■ **Task goal**
Starting with the first line below, extract each line through the one that contains "12, 18, 24]", inclusive, excluding pictures.

■ **Collected data**

--- --- ---

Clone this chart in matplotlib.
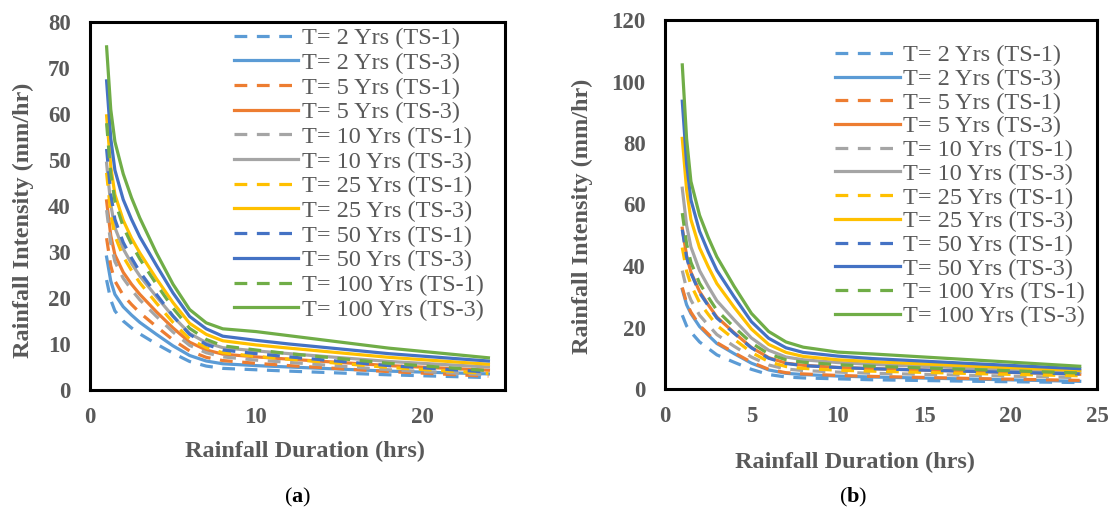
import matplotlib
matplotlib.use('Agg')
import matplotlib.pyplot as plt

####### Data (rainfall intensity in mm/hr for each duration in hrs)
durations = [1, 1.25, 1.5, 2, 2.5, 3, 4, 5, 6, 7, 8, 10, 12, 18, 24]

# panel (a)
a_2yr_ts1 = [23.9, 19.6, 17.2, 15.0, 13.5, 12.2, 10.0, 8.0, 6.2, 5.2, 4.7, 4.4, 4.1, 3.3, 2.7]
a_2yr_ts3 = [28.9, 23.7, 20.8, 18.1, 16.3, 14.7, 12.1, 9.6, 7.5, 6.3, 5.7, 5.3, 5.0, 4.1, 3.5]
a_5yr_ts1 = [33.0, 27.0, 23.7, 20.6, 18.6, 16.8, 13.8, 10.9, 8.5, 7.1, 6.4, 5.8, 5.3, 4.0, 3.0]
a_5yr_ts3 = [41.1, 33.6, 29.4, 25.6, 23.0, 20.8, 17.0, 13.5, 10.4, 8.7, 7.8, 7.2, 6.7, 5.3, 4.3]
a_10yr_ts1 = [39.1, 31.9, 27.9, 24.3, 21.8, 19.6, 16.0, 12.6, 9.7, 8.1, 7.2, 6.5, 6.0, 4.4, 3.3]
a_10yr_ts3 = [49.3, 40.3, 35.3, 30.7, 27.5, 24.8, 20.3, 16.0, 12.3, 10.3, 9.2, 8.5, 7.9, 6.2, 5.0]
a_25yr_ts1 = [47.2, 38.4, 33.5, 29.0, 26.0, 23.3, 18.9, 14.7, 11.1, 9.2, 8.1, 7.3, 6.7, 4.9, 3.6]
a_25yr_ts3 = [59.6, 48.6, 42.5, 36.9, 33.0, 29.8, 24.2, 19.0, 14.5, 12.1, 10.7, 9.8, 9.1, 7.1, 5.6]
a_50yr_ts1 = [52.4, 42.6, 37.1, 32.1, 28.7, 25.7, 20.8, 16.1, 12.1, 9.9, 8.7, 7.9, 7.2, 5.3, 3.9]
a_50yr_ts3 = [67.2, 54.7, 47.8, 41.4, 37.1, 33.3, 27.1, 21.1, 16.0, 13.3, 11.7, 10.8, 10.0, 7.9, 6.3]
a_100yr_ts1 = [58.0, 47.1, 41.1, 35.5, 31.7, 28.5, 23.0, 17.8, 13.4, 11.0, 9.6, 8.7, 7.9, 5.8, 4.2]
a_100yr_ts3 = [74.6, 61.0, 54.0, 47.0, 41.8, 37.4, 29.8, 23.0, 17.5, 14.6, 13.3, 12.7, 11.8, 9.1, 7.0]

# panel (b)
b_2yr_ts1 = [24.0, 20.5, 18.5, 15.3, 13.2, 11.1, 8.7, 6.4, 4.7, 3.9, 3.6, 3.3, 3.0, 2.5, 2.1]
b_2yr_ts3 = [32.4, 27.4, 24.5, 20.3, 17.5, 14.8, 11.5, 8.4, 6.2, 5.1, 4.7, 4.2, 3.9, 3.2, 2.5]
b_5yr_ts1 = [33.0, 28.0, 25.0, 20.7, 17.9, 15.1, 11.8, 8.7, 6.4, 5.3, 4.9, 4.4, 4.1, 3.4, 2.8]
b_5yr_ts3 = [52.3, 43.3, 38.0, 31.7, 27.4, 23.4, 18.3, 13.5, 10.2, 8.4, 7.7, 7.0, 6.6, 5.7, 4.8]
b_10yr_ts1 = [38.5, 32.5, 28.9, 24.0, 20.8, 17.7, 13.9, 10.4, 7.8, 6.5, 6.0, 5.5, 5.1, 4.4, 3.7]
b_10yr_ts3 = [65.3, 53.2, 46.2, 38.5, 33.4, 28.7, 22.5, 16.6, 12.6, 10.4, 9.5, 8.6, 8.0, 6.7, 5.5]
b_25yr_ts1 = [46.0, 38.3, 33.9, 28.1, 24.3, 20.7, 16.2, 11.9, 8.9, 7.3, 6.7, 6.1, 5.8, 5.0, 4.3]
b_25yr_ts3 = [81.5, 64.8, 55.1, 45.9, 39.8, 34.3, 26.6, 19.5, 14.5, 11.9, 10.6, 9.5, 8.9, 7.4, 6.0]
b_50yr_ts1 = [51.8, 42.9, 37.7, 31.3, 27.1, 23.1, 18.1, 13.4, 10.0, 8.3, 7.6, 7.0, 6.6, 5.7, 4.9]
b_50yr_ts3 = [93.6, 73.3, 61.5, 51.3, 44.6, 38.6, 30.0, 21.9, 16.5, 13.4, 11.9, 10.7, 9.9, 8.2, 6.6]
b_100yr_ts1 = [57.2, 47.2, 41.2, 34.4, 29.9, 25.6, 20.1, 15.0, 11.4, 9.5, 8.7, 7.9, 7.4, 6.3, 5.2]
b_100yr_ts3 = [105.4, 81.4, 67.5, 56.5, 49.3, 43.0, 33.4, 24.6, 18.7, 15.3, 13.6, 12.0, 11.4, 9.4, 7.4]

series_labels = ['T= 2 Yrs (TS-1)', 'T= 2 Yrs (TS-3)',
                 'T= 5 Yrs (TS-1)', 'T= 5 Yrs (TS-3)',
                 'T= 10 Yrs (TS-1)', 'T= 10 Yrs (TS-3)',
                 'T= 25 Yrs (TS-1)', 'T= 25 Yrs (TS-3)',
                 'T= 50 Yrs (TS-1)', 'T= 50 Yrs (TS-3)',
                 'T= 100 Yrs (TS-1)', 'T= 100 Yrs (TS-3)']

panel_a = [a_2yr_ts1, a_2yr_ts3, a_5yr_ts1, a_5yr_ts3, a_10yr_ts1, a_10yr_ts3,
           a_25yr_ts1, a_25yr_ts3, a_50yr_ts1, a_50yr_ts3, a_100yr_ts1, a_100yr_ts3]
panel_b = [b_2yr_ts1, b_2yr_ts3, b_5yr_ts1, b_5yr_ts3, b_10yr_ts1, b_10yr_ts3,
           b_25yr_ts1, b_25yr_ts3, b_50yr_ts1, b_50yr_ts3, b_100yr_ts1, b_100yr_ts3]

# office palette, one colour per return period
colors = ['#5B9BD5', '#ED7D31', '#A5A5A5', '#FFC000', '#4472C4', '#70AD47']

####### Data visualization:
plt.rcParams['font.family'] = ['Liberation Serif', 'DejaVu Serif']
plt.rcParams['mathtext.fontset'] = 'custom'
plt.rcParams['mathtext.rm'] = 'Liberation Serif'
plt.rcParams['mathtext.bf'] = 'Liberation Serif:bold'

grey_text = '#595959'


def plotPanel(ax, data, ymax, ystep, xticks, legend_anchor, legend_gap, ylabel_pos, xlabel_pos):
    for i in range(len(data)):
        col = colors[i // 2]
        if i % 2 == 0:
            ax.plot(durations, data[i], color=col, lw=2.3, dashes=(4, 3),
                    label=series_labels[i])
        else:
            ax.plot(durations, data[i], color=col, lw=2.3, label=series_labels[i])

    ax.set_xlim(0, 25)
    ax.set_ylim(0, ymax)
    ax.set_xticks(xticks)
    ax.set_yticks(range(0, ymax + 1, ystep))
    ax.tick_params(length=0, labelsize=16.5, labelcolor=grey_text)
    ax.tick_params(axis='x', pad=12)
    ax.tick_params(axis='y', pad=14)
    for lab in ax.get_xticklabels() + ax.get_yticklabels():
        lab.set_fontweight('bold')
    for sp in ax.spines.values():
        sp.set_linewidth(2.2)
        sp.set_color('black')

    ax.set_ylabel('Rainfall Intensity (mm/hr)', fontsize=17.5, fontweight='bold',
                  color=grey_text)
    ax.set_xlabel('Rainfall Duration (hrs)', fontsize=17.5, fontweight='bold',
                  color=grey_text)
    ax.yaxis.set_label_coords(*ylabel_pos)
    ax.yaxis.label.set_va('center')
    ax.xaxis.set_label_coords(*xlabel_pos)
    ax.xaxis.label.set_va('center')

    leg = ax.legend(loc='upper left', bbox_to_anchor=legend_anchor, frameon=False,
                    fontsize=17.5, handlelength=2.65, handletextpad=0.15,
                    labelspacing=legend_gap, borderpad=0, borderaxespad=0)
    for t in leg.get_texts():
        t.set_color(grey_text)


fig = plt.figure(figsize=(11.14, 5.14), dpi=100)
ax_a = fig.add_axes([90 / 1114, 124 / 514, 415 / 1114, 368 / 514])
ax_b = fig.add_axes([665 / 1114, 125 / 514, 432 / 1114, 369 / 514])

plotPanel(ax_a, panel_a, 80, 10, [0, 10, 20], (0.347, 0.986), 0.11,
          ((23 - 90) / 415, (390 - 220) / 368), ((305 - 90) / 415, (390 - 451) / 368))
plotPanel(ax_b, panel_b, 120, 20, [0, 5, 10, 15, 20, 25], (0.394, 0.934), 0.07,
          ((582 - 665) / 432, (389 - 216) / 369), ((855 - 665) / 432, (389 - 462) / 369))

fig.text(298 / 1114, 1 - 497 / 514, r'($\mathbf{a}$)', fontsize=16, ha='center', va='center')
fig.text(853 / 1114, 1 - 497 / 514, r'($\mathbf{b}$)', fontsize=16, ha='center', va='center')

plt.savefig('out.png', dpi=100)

--- --- ---

■ **Solution for this task**
Clone this chart in matplotlib.
import matplotlib
matplotlib.use('Agg')
import matplotlib.pyplot as plt

####### Data (rainfall intensity in mm/hr for each duration in hrs)
durations = [1, 1.25, 1.5, 2, 2.5, 3, 4, 5, 6, 7, 8, 10, 12, 18, 24]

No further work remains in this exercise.